Blog Social Networking

              


               In 1997 the first social media site that everyone can agree actually was social media was a website called Six Degrees. Six Degrees allowed users to create a profile and then friend other users, similar to social media giant Facebook that most people use today. Fast forward to 2017 and social media has become a daily part of everybody’s life. Social media today consists of thousands of social media platforms, all serving the same but slightly different purpose. For example Instagram caters to the kind of person that communicates through photographs best, and other platforms such as Twitter are perfect for those who communicate in short bursts of information.

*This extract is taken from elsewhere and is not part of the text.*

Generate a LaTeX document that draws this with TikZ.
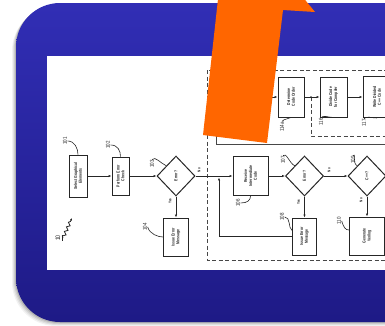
\documentclass[tikz,border=0pt]{standalone}
\usepackage{fontspec}
\setmainfont{Liberation Sans}[FakeStretch=0.8]
\usetikzlibrary{shapes.geometric, positioning, arrows.meta, decorations.pathmorphing}
\usepackage{xcolor}
\definecolor{SlideBlue}{HTML}{2A27A8}
\definecolor{SlideBlueDark}{HTML}{1E1A86}
\definecolor{SlideBlueLight}{HTML}{312EB5}
\definecolor{ArrowOrange}{HTML}{FF6600}
\definecolor{PatentInk}{HTML}{262626}

\begin{document}
\begin{tikzpicture}[x=1pt, y=-1pt,
    box/.style={draw=PatentInk, line width=1pt, rotate=90, align=center, inner sep=0.5pt,
        font=\fontsize{4.3}{4.9}\selectfont\bfseries, text=PatentInk},
    decision/.style={draw=PatentInk, line width=1pt, diamond, rotate=90, inner sep=0pt,
        minimum width=40pt, minimum height=38pt, font=\fontsize{4.3}{4.9}\selectfont\bfseries, text=PatentInk},
    num/.style={rotate=90, font=\fontsize{5.6}{6}\selectfont, text=PatentInk, inner sep=0.5pt},
    yesno/.style={rotate=90, font=\fontsize{3.8}{4}\selectfont\bfseries, text=PatentInk, inner sep=0pt},
    flow/.style={draw=PatentInk, line width=0.7pt, -{Latex[length=2.8pt,width=2.2pt]}},
    leader/.style={draw=PatentInk, line width=0.6pt},
    group/.style={draw=PatentInk!85, line width=0.7pt, dash pattern=on 4pt off 2.5pt}]
                \useasboundingbox (0,0) rectangle (385,325);
                \clip (0,0) rectangle (385,325);

                % Slide frame with soft shadow
                \foreach \s/\o in {4/0.05, 3/0.07, 2/0.09, 1/0.12}
                    \fill[black, opacity=\o, rounded corners=44pt] (16-\s,3+\s) rectangle (430,322+\s);
                \shade[top color=SlideBlueLight, middle color=SlideBlue, bottom color=SlideBlueDark,
                    rounded corners=44pt] (16,3) rectangle (430,322);
                \fill[white] (47,56) rectangle (400,270);

                % First part of the flow
                \node[box, minimum width=42pt, minimum height=18pt] (b101) at (78,176) {Select Graphical\\Elements};
                \node[box, minimum width=38pt, minimum height=17pt] (b102) at (120.5,176) {Perform Error\\Check};
                \node[decision] (d103) at (176,176) {Error?};
                \node[box, minimum width=38pt, minimum height=25pt] (b104) at (176,237) {Issue Error\\Message};

                % Compiler part
                \node[box, minimum width=39pt, minimum height=35pt] (b106) at (250.5,176) {Receive\\Intermediate\\Code};
                \node[decision] (d107) at (304.5,176) {Error?};
                \node[decision] (d109) at (367,176) {C++?};
                \node[box, minimum width=37pt, minimum height=24pt] (b108) at (304.5,236.5) {Issue Error\\Message};
                \node[box, minimum width=38pt, minimum height=35pt] (b110) at (367,236) {Generate\\Verilog};
                \node[box, minimum width=40pt, minimum height=26pt] (b114a) at (291,97) {Determine\\Code Order};
                \node[box, minimum width=40pt, minimum height=27pt] (b116) at (333.5,97) {Divide Code\\for Compiler};
                \node[box, minimum width=41pt, minimum height=28pt] (b117) at (377,97) {Write Divided\\C++ Code};

                % Groups
                \draw[group] (207,70) rectangle (400,260);
                \draw[PatentInk!85, line width=0.7pt] (216,90) -- (216,144) -- (400,144);
                \coordinate (j116) at (311,97);
                \draw[group] (j116) -- (311,136) -- (400,136);
                \fill[PatentInk] (j116) circle (1pt);

                % Connectors
                \coordinate (fb) at (219,177.5);
                \coordinate (in114) at (250,97);
                \draw[flow] (b101) -- (b102);
                \draw[flow] (b102) -- (d103);
                \draw[flow] (d103) -- (b104);
                \draw[flow] (d103) -- (b106);
                \draw[flow] (b106) -- (d107);
                \draw[flow] (d107) -- (d109);
                \draw[flow] (d107) -- (b108);
                \draw[flow] (d109) -- (b110);
                \draw[flow] (b108.north) -| (fb);
                \draw[flow] (in114) -- (b114a);
                \draw[leader, line width=0.7pt] (b114a) -- (j116);
                \draw[flow] (j116) -- (b116);
                \draw[flow] (b116) -- (b117);

                % Branch labels
                \node[yesno] (no103) at (199,170) {No};
                \node[yesno] (yes103) at (170,201) {Yes};
                \node[yesno] (no107) at (329,170) {No};
                \node[yesno] (yes107) at (298.5,202) {Yes};
                \node[yesno] (no109) at (361,200) {No};

                % Reference numbers
                \node[num] (n101) at (65,141) {101};
                \node[num] (n102) at (108,145) {102};
                \node[num] (n103) at (152,164) {103};
                \node[num] (n104) at (145,227) {104};
                \node[num] (n106) at (238,203) {106};
                \node[num] (n107) at (283,160) {107};
                \node[num] (n108) at (282,217) {108};
                \node[num] (n109) at (353,160) {109};
                \node[num] (n110) at (339,221) {110};
                \node[num] (n114a) at (282,127) {114a};
                \node[num] (n116) at (321,122) {116};
                \node[num] (n117) at (364,123) {117};
                \node[num, font=\fontsize{6.5}{7}\selectfont] (n10) at (59,238) {\underline{10}};
                \coordinate (p10) at (72,218);

                \draw[leader] (n101.south) .. controls +(7,0) and +(0,-6) .. (b101.east);
                \draw[leader] (n102.south) .. controls +(7,0) and +(0,-6) .. (b102.east);
                \draw[leader] (n103.east) .. controls +(3,-4) and +(-5,-2) .. (d103.north east);
                \draw[leader] (n104.south) .. controls +(2,7) and +(-5,0) .. (b104.north);
                \draw[leader] (n106.south) .. controls +(7,0) and +(0,4) .. (b106.west);
                \draw[leader] (n107.east) .. controls +(3,-4) and +(-5,-2) .. (d107.north east);
                \draw[leader] (n108.south) .. controls +(6,0) and +(-4,-3) .. ([yshift=6pt]b108.north);
                \draw[leader] (n109.east) .. controls +(3,-4) and +(-5,-2) .. (d109.north east);
                \draw[leader] (n110.south) .. controls +(2,6) and +(-4,0) .. ([yshift=6pt]b110.north);
                \draw[leader] (n114a.east) .. controls +(2,-3) and +(-3,2) .. (b114a.west);
                \draw[leader] (n116.east) .. controls +(2,-3) and +(-5,0) .. (b116.west);
                \draw[leader] (n117.east) .. controls +(2,-3) and +(-5,0) .. (b117.west);
                \draw[leader, line width=0.8pt, -{Latex[length=2.5pt,width=2.2pt]}, decorate,
                    decoration={snake, amplitude=1.5pt, segment length=5pt, post length=2.5pt}] (n10.south) -- (p10);

                % Highlight arrow
                \fill[ArrowOrange] (203,135) -- (267,143) -- (283,10) -- (315,12) -- (297,-10) -- (219,-10) -- cycle;
            \end{tikzpicture}
\end{document}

            When signing up to a social media platform you are asked different questions such as, age, gender, residence, relationship status, education, etc. Than you start communicating/networking with friends, family members and even strangers. Without knowing you have also agreed to share your location and allow cookies to adapt to you system, which means retail stores now have access to your preferences while you are looking at their website. For companies the social networking era has been great, it has allowed them to target customers in regards to what they are interested and also market their products to a bigger audience with the use of hashtags. This era also provided many new jobs in marketing analytics and individuals who focused on platforms as a gateway to communicate with their consumers.

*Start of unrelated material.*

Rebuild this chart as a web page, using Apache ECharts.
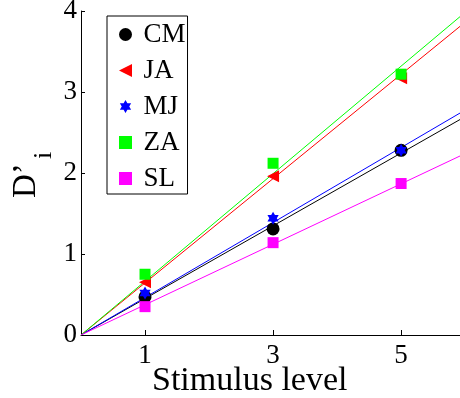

            In article in the New York Times Magazine, “Facebook Exodus” written in 2009, Virginia Heffereman friend, Cariline Harting told her, “But then came the truly weird part: “Facebook was stalking me,” Harting wrote. One day, on another Web site, she responded to an invitation to rate a movie she saw. The next time she logged on to Facebook, there was a message acknowledging that she had made the rating. “I didn’t appreciate being monitored so closely.” This was the dark side of social media.  Little by little people started to see their privacy invaded and fallowed by leaving platforms such as Facebook.

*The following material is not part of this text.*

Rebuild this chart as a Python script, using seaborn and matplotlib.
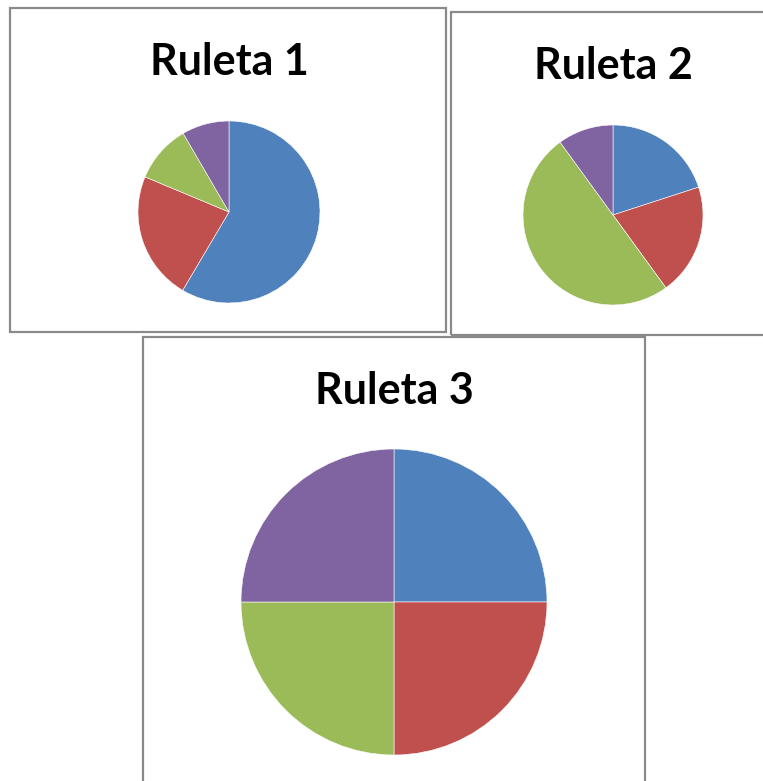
import matplotlib
matplotlib.use("Agg")
import matplotlib.pyplot as plt
from matplotlib.patches import Rectangle
import seaborn as sns

# Slice shares for each roulette wheel (blue, red, green, purple)
ruleta1 = [58.5, 22.8, 10.3, 8.4]
ruleta2 = [20, 20, 50, 10]
ruleta3 = [25, 25, 25, 25]
titles = ["Ruleta 1", "Ruleta 2", "Ruleta 3"]

colors = ["#4F81BD", "#C0504D", "#9BBB59", "#8064A2"]

sns.set_theme(style="white")
plt.rcParams["font.family"] = ["Lato", "DejaVu Sans"]

W, H = 763, 781
fig = plt.figure(figsize=(W / 100, H / 100), dpi=100)
fig.patch.set_facecolor("white")


def fig_box(x0, y0, x1, y1):
    """Pixel box (top-left origin) -> figure-fraction rect."""
    return [x0 / W, 1 - y1 / H, (x1 - x0) / W, (y1 - y0) / H]


# chart frames
frames = [(10, 8, 446, 332), (451, 12, 790, 335), (143, 337, 645, 800)]
for x0, y0, x1, y1 in frames:
    l, b, w, h = fig_box(x0, y0, x1, y1)
    fig.add_artist(Rectangle((l, b), w, h, transform=fig.transFigure,
                             fill=False, edgecolor="#8a8a8a", linewidth=1.6))

# pie centers and radii in pixels, plus title anchor
layout = [
    dict(cx=229, cy=212, r=91, tx=229, ty=75),
    dict(cx=613, cy=215, r=90, tx=613, ty=79),
    dict(cx=394, cy=602, r=153, tx=394, ty=404),
]

for data, title, lay in zip([ruleta1, ruleta2, ruleta3], titles, layout):
    cx, cy, r = lay["cx"], lay["cy"], lay["r"]
    ax = fig.add_axes(fig_box(cx - r, cy - r, cx + r, cy + r))
    ax.pie(data, colors=colors, startangle=90, counterclock=False,
           radius=1, wedgeprops=dict(edgecolor="white", linewidth=0.4))
    ax.set_xlim(-1, 1)
    ax.set_ylim(-1, 1)
    ax.set_aspect("equal")
    ax.axis("off")
    fig.text(lay["tx"] / W, 1 - lay["ty"] / H, title, ha="center",
             va="baseline", fontsize=31, fontweight="bold", color="black")

fig.savefig("out.png", dpi=100, facecolor="white")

            With the same theme of having so much information stored in these social platforms, an article in Network World, Carniege Mellon students made a proposal to predict the success of Internet startups by incorporating social networks into the traditional Delphi method of forecasting as part of a competition from Venture Capitalist Charles Moldow. The students noted the success of the Delphi Method, which is an iterative process developed by the RAND Corp. in which a panel of experts anonymously answers questionnaires and the results are summarized by a facilitator over two or more rounds until a consensus emerges. This article was written in 2010 and gave a glimpse of what was ahead. Individuals were using social media as a way to find the best results because most of the world is there. The use of private information from people was a hot topic back than and still is.      

            With the ever-evolving use of technology there is bound to be more advances in social media. Who would have imagined that short videos messaging would be next big thing? I truly believe that as social media advances, social interactions between humans will go on a decline. My little cousins barely talk to one another, they are stuck to their phones 24/7, and I’m not exaggerating. Kids are using social platforms at a way younger age than we ever did and I believe that society has to realize that this will only hurt the way we interact in the not so distant future.